MICHAEL KOUNTOURIS Virtual Brexit 22 Junho 2016 |
De que falamos quando falamos de Europa?... E, afinal de contas, quando dizemos, repetimos e repetimos a palavra "Brexit", será que estamos todos a falar do mesmo?...
Seguramente que não, quanto mais não seja porque os dias seguintes nos fazem sentir, mais do que nunca, que não há nenhuma argamassa (europeia, justamente) que nos faça dizer o mesmo pelas mesmas palavras. Este extraordinário cartoon do grego Michael Kontouris (publicado na véspera do referendo no Reino Unido) condensa os nossos silêncios, receios e perplexidades — e se vogássemos todos num mar virtual de ideias? Ou numa galáxia de ideias virtuais?
Mais do que nunca, importa olhar o espaço televisivo e perguntar também que Europa vemos e, sobretudo, que Europa construímos através dos discursos, imagens e sons dominantes no pequeno ecrã e na sua plural e perversa ubiquidade — esta crónica foi publicada no Diário de Notícias (25 Junho), com o título 'A Europa mental'.
União Europeia |
Por vezes, as coisas mais evidentes são também as que menos vemos. Porque recusamos olhá-las? Não necessariamente. Antes porque as olhamos como dados adquiridos, ilusoriamente transparentes, no pressuposto de que compreendemos automaticamente o que são, o que significam, como nos afectam ou transformam.
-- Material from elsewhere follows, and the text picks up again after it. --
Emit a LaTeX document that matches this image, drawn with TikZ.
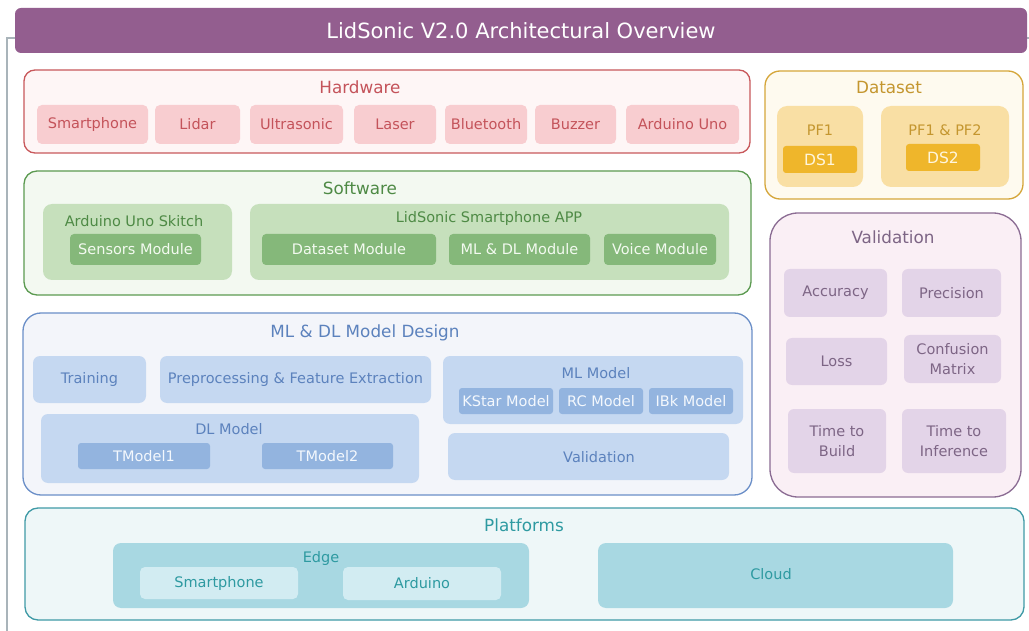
\documentclass[tikz,border=0pt]{standalone}
\usepackage{fontspec}
\setmainfont{DejaVu Sans}
\definecolor{titlefill}{HTML}{935E8F}
\definecolor{railgray}{HTML}{A9B4BA}
\definecolor{hwborder}{HTML}{C8585B}
\definecolor{hwfill}{HTML}{FEF6F6}
\definecolor{hwitem}{HTML}{F8CDD0}
\definecolor{hwtext}{HTML}{C4535A}
\definecolor{swborder}{HTML}{5B9A50}
\definecolor{swfill}{HTML}{F3F9F1}
\definecolor{swinner}{HTML}{C6E0BC}
\definecolor{swmod}{HTML}{85B87A}
\definecolor{swtext}{HTML}{4E8A45}
\definecolor{swmodtext}{HTML}{F3FAF0}
\definecolor{mlborder}{HTML}{6B8FC8}
\definecolor{mlfill}{HTML}{F3F5FA}
\definecolor{mlinner}{HTML}{C5D8F1}
\definecolor{mlmod}{HTML}{93B4DF}
\definecolor{mltext}{HTML}{5C82BD}
\definecolor{mlmodtext}{HTML}{F4F8FD}
\definecolor{valborder}{HTML}{8B6C93}
\definecolor{valfill}{HTML}{FAEFF5}
\definecolor{valinner}{HTML}{E3D4E8}
\definecolor{valtext}{HTML}{7D6585}
\definecolor{dsborder}{HTML}{D5A63A}
\definecolor{dsfill}{HTML}{FEFAEF}
\definecolor{dsinner}{HTML}{F9DFA4}
\definecolor{dsmod}{HTML}{EFB62B}
\definecolor{dstext}{HTML}{C4962F}
\definecolor{dsmodtext}{HTML}{FFF6DD}
\definecolor{plborder}{HTML}{3F9AA6}
\definecolor{plfill}{HTML}{EEF7F8}
\definecolor{plinner}{HTML}{A8D8E2}
\definecolor{plitem}{HTML}{D2ECF2}
\definecolor{pltext}{HTML}{2E9AA1}
% box from (x1,y1) to (x2,y2): name, style, x1, y1, x2, y2, text
\newcommand\rbox[7]{\node[#2, inner sep=0pt, outer sep=0pt,
  minimum width={#5pt-#3pt}, minimum height={#6pt-#4pt},
  anchor=north west] (#1) at (#3,#4) {#7};}
\begin{document}
\begin{tikzpicture}[x=1pt,y=-1pt,
  itemfont/.style={font=\fontsize{14.5}{20}\selectfont, align=center},
  headfont/.style={font=\fontsize{16.8}{20}\selectfont},
  titlebar/.style={fill=titlefill, rounded corners=6pt, text=white,
    font=\fontsize{21}{24}\selectfont},
  railline/.style={draw=railgray, line width=1.2pt},
  hwpanel/.style={draw=hwborder, fill=hwfill, line width=1.3pt, rounded corners=11pt},
  hwbox/.style={fill=hwitem, rounded corners=5pt, text=hwtext, itemfont},
  hwhead/.style={text=hwtext, headfont},
  swpanel/.style={draw=swborder, fill=swfill, line width=1.3pt, rounded corners=13pt},
  swgroup/.style={fill=swinner, rounded corners=9pt},
  swbox/.style={fill=swmod, rounded corners=4pt, text=swmodtext, itemfont},
  swhead/.style={text=swtext, headfont},
  swsub/.style={text=swtext, itemfont},
  mlpanel/.style={draw=mlborder, fill=mlfill, line width=1.3pt, rounded corners=18pt},
  mlgroup/.style={fill=mlinner, rounded corners=7pt, text=mltext, itemfont},
  mlbox/.style={fill=mlmod, rounded corners=3pt, text=mlmodtext, itemfont},
  mlhead/.style={text=mltext, headfont},
  mlsub/.style={text=mltext, itemfont},
  valpanel/.style={draw=valborder, fill=valfill, line width=1.3pt, rounded corners=28pt},
  valbox/.style={fill=valinner, rounded corners=6pt, text=valtext, itemfont},
  valhead/.style={text=valtext, headfont},
  dspanel/.style={draw=dsborder, fill=dsfill, line width=1.3pt, rounded corners=15pt},
  dsgroup/.style={fill=dsinner, rounded corners=10pt},
  dsbox/.style={fill=dsmod, rounded corners=3pt, text=dsmodtext,
    font=\fontsize{15.5}{18}\selectfont},
  dshead/.style={text=dstext, headfont},
  dssub/.style={text=dstext, itemfont},
  plpanel/.style={draw=plborder, fill=plfill, line width=1.3pt, rounded corners=13pt},
  plgroup/.style={fill=plinner, rounded corners=8pt, text=pltext, itemfont},
  plbox/.style={fill=plitem, rounded corners=5pt, text=pltext, itemfont},
  plhead/.style={text=pltext, headfont},
  plsub/.style={text=pltext, itemfont}]
\useasboundingbox (0,0) rectangle (1029,631);
\fill[white] (0,0) rectangle (1029,631);

% title bar and the rail along the left edge
\coordinate (railend) at (7,631);
\coordinate (railtick) at (1029,38);
\draw[railline] (15,38) -| (railend);
\draw[railline] (1027,38) -- (railtick);
\rbox{title}{titlebar}{15}{8}{1027}{53}{LidSonic V2.0 Architectural Overview}

% Hardware
\rbox{hw}{hwpanel}{24}{70}{750}{153}{}
\node[hwhead] (hwtitle) at (360,87) {Hardware};
\rbox{hw1}{hwbox}{37}{105}{148}{144}{Smartphone}
\rbox{hw2}{hwbox}{155}{105}{240}{144}{Lidar}
\rbox{hw3}{hwbox}{250}{105}{343}{144}{Ultrasonic}
\rbox{hw4}{hwbox}{354}{105}{436}{144}{Laser}
\rbox{hw5}{hwbox}{445}{105}{527}{144}{Bluetooth}
\rbox{hw6}{hwbox}{535}{105}{616}{144}{Buzzer}
\rbox{hw7}{hwbox}{626}{105}{739}{144}{Arduino Uno}

% Dataset
\rbox{ds}{dspanel}{765}{71}{1023}{199}{}
\node[dshead] (dstitle) at (889,87) {Dataset};
\rbox{pf1}{dsgroup}{777}{106}{863}{187}{}
\node[dssub] (pf1label) at (820,130) {PF1};
\rbox{ds1}{dsbox}{783}{146}{857}{173}{DS1}
\rbox{pf2}{dsgroup}{881}{106}{1009}{187}{}
\node[dssub] (pf2label) at (945,130) {PF1 \& PF2};
\rbox{ds2}{dsbox}{906}{144}{980}{171}{DS2}

% Software
\rbox{sw}{swpanel}{24}{171}{751}{295}{}
\node[swhead] (swtitle) at (360,188) {Software};
\rbox{ard}{swgroup}{43}{204}{232}{280}{}
\node[swsub] (ardlabel) at (134,221) {Arduino Uno Skitch};
\rbox{sens}{swbox}{70}{234}{201}{265}{Sensors Module}
\rbox{app}{swgroup}{250}{204}{729}{280}{}
\node[swsub] (applabel) at (489,219) {LidSonic Smartphone APP};
\rbox{dsm}{swbox}{262}{234}{436}{265}{Dataset Module}
\rbox{mldl}{swbox}{449}{234}{590}{265}{ML \& DL Module}
\rbox{voice}{swbox}{604}{234}{716}{265}{Voice Module}

% ML & DL model design
\rbox{ml}{mlpanel}{23}{313}{752}{495}{}
\node[mlhead] (mltitle) at (365,333) {ML \& DL Model Design};
\rbox{train}{mlgroup}{33}{356}{146}{403}{Training}
\rbox{prep}{mlgroup}{160}{356}{431}{403}{Preprocessing \& Feature Extraction}
\rbox{dl}{mlgroup}{41}{414}{419}{483}{}
\node[mlsub] (dllabel) at (229,429) {DL Model};
\rbox{tm1}{mlbox}{78}{443}{210}{469}{TModel1}
\rbox{tm2}{mlbox}{262}{443}{393}{469}{TModel2}
\rbox{mlm}{mlgroup}{443}{356}{743}{424}{}
\node[mlsub] (mlmlabel) at (596,373) {ML Model};
\rbox{kstar}{mlbox}{459}{388}{553}{414}{KStar Model}
\rbox{rc}{mlbox}{559}{388}{643}{414}{RC Model}
\rbox{ibk}{mlbox}{649}{388}{733}{414}{IBk Model}
\rbox{mlval}{mlgroup}{448}{433}{729}{480}{}
\node[mlsub] (mlvallabel) at (599,457) {Validation};

% Validation
\rbox{val}{valpanel}{770}{213}{1021}{497}{}
\node[valhead] (valtitle) at (893,237) {Validation};
\rbox{acc}{valbox}{784}{269}{887}{317}{Accuracy}
\rbox{prec}{valbox}{902}{269}{1001}{317}{Precision}
\rbox{loss}{valbox}{786}{338}{887}{385}{Loss}
\rbox{conf}{valbox}{904}{335}{1001}{383}{Confusion\\Matrix}
\rbox{ttb}{valbox}{788}{409}{886}{473}{Time to\\Build}
\rbox{tti}{valbox}{902}{409}{1006}{473}{Time to\\Inference}

% Platforms
\rbox{pl}{plpanel}{25}{508}{1024}{620}{}
\node[plhead] (pltitle) at (524,525) {Platforms};
\rbox{edge}{plgroup}{113}{543}{529}{608}{}
\node[plsub] (edgelabel) at (321,558) {Edge};
\rbox{psm}{plbox}{140}{567}{298}{599}{Smartphone}
\rbox{pard}{plbox}{343}{567}{501}{600}{Arduino}
\rbox{cloud}{plgroup}{598}{543}{953}{608}{}
\node[plsub] (cloudlabel) at (771,574) {Cloud};
\end{tikzpicture}
\end{document}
Assim a Europa, por exemplo. Dir-se-ia que, por vezes (muitas vezes?), a Europa a que dizemos pertencer já nem sequer nos convoca como coisa nítida. É apenas uma coisa, precisamente — uma coisa cujos sentidos, significações ou ambiguidades já não nos tocam, muito menos mobilizam.
Veja-se televisão. E pense-se um pouco na sua presença nas nossas vidas. Observe-se o labirinto de questões suscitado pelas relações futuras entre Reino Unido e União Europeia. Contemplem-se as imagens de refugiados que já se tornaram uma espécie de rotina amarga, sempre tão longe no ecrã, tão perto na perturbação. Enfim, não nos esqueçamos das convulsões desportivas e urbanas do Europeu de futebol, empolando até à histeria mais gritada (literalmente, sem metáfora...) as noções de patriotismo.
Reino Unido. Refugiados. Futebol. Que linha temática podemos desenhar para ligar estes elementos obsessivos das nossas notícias? Pois bem, todos eles nos falam da nossa Europa, do modo como a percebemos e imaginamos. Ou ignoramos.
Televisivamente, nada disso parece acontecer como evento realmente palpável. São fogachos que circulam, breves clips que alimentam uma ilusão de realismo logo diluída no poder imenso, ritmado e abrangente, das mensagens publicitárias. Na melhor das hipóteses, a Europa mental que construímos através das mensagens televisivas confunde-se, precisamente, com um clímax, breve e ilusório, de natureza publicitária. Desapareceu o sentimento de sagrado, excepto na religião do futebol que, por certo, nos libertará. De quê? Ninguém sabe.